Task objective: Keep only the lines that hold the string "this", filtering out the rest of the entries below.

Data records
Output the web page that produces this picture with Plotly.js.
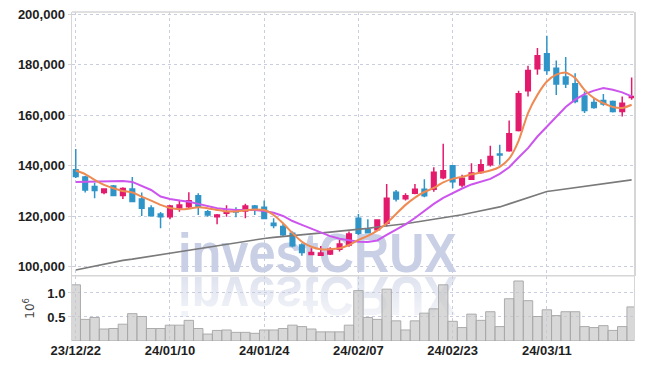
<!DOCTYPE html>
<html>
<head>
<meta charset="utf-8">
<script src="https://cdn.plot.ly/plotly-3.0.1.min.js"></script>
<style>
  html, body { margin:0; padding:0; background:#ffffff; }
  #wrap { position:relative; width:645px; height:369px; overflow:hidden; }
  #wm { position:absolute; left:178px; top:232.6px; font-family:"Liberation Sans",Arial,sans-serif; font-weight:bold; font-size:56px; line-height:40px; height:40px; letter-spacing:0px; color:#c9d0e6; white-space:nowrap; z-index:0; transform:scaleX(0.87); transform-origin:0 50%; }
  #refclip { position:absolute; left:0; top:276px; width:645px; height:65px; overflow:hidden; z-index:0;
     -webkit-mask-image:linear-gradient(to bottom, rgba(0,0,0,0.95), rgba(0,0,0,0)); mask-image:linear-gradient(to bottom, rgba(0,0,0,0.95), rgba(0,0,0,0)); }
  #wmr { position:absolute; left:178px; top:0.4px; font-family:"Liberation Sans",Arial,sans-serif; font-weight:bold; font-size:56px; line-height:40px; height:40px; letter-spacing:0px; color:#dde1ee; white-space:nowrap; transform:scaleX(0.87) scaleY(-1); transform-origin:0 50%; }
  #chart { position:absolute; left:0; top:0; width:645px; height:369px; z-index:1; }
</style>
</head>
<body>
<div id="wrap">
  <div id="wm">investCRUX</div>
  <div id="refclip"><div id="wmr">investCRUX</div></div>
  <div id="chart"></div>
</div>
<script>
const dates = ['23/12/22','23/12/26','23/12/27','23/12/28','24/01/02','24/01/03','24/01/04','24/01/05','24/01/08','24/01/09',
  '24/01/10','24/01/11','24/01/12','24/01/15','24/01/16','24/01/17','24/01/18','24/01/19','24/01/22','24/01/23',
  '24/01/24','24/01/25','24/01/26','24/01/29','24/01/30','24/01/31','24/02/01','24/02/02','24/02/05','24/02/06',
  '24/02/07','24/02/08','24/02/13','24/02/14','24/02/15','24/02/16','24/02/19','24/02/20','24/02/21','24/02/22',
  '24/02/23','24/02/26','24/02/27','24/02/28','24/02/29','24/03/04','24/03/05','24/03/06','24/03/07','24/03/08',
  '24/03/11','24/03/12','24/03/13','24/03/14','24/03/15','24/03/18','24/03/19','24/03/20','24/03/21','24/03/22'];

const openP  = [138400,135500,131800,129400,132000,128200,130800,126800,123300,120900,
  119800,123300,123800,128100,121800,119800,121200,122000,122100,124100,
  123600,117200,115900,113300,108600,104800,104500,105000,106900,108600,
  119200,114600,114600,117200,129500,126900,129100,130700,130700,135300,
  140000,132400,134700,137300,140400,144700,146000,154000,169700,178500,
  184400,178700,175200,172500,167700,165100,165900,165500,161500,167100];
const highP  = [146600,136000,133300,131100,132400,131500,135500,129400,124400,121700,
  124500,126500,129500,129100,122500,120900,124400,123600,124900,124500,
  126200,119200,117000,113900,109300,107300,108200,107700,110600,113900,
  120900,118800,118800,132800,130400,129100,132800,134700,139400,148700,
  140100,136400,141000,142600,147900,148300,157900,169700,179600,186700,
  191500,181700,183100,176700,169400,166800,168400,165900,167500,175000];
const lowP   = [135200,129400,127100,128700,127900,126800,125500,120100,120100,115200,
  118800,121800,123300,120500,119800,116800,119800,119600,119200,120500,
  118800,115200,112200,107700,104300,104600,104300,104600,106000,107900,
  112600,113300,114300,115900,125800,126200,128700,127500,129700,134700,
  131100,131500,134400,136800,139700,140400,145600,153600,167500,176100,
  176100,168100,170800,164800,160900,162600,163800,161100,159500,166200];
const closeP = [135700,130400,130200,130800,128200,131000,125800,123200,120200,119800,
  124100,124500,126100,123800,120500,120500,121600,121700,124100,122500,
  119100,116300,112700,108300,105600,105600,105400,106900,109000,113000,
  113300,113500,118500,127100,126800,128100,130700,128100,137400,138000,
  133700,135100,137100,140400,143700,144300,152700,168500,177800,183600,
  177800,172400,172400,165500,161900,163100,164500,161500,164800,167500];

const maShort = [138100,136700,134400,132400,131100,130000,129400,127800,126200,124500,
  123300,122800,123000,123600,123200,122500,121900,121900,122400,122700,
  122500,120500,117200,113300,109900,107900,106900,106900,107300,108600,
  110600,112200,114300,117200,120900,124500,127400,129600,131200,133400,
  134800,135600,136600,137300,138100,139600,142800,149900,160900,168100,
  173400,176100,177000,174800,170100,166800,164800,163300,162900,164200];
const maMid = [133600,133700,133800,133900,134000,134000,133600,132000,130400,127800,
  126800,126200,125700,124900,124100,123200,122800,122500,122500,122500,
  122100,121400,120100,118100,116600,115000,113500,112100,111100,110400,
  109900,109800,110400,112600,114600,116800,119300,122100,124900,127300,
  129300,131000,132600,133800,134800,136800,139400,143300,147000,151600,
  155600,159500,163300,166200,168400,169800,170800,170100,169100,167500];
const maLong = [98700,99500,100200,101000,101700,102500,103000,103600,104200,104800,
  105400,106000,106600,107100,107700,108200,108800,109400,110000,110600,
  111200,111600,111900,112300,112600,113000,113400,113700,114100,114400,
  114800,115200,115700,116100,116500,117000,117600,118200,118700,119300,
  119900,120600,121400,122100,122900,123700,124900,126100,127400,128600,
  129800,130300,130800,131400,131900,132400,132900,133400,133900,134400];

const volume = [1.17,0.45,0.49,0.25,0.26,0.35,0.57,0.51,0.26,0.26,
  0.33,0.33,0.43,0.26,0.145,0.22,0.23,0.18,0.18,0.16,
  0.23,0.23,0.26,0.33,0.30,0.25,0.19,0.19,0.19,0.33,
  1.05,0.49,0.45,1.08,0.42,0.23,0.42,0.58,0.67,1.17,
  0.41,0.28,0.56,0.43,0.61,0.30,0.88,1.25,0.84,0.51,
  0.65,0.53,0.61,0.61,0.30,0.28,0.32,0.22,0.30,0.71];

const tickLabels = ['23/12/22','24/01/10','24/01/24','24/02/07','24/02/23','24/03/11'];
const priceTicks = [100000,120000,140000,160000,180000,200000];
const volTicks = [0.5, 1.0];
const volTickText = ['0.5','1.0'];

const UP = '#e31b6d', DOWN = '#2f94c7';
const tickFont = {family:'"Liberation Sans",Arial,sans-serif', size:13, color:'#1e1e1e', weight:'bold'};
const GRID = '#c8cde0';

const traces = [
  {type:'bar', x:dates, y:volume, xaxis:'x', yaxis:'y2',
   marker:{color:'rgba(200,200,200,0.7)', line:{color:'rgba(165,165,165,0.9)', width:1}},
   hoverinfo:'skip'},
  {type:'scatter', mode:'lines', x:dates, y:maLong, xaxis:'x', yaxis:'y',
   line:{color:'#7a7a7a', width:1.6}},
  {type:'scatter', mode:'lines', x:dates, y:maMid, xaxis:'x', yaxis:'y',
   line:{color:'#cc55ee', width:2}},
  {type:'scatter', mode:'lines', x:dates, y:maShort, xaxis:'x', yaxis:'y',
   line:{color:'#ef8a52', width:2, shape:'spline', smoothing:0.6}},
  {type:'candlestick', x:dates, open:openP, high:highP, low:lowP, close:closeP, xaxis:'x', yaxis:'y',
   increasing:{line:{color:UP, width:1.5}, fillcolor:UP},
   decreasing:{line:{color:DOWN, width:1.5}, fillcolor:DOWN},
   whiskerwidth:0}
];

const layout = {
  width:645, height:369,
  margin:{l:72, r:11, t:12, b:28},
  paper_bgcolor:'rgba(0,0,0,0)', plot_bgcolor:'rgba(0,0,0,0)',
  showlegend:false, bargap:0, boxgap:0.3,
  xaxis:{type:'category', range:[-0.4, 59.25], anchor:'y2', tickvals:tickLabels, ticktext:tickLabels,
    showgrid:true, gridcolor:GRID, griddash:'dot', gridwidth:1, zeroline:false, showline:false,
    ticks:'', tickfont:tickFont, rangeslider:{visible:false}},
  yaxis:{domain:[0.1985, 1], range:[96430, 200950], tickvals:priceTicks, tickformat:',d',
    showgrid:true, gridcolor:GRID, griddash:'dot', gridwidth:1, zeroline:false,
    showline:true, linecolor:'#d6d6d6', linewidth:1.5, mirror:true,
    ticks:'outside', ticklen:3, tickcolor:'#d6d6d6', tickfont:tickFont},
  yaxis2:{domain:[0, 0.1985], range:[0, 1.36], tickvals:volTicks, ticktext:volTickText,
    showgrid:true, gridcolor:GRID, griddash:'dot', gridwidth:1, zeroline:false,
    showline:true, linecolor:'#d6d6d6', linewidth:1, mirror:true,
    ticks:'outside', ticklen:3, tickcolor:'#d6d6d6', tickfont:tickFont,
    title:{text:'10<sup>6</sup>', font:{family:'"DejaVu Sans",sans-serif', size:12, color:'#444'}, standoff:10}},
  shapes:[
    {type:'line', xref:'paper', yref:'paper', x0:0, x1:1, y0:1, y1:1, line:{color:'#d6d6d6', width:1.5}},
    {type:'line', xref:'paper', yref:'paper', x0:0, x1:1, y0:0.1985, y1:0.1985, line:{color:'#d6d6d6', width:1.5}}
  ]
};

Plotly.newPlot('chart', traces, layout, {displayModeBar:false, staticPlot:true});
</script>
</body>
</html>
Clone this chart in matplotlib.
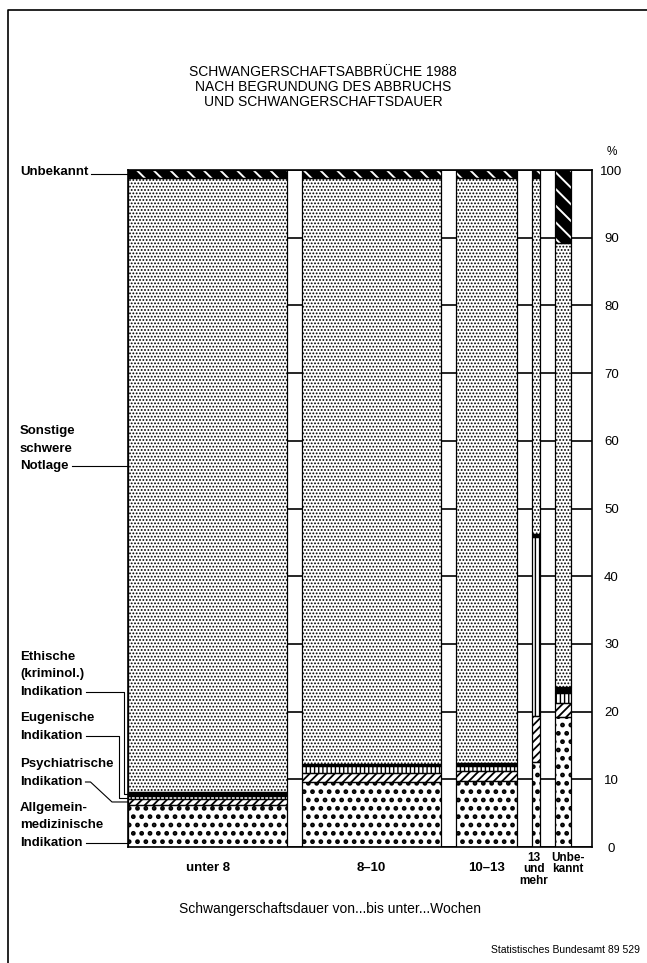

Finished task:
Output the web page that produces this picture with Plotly.js.
Clone this chart in matplotlib.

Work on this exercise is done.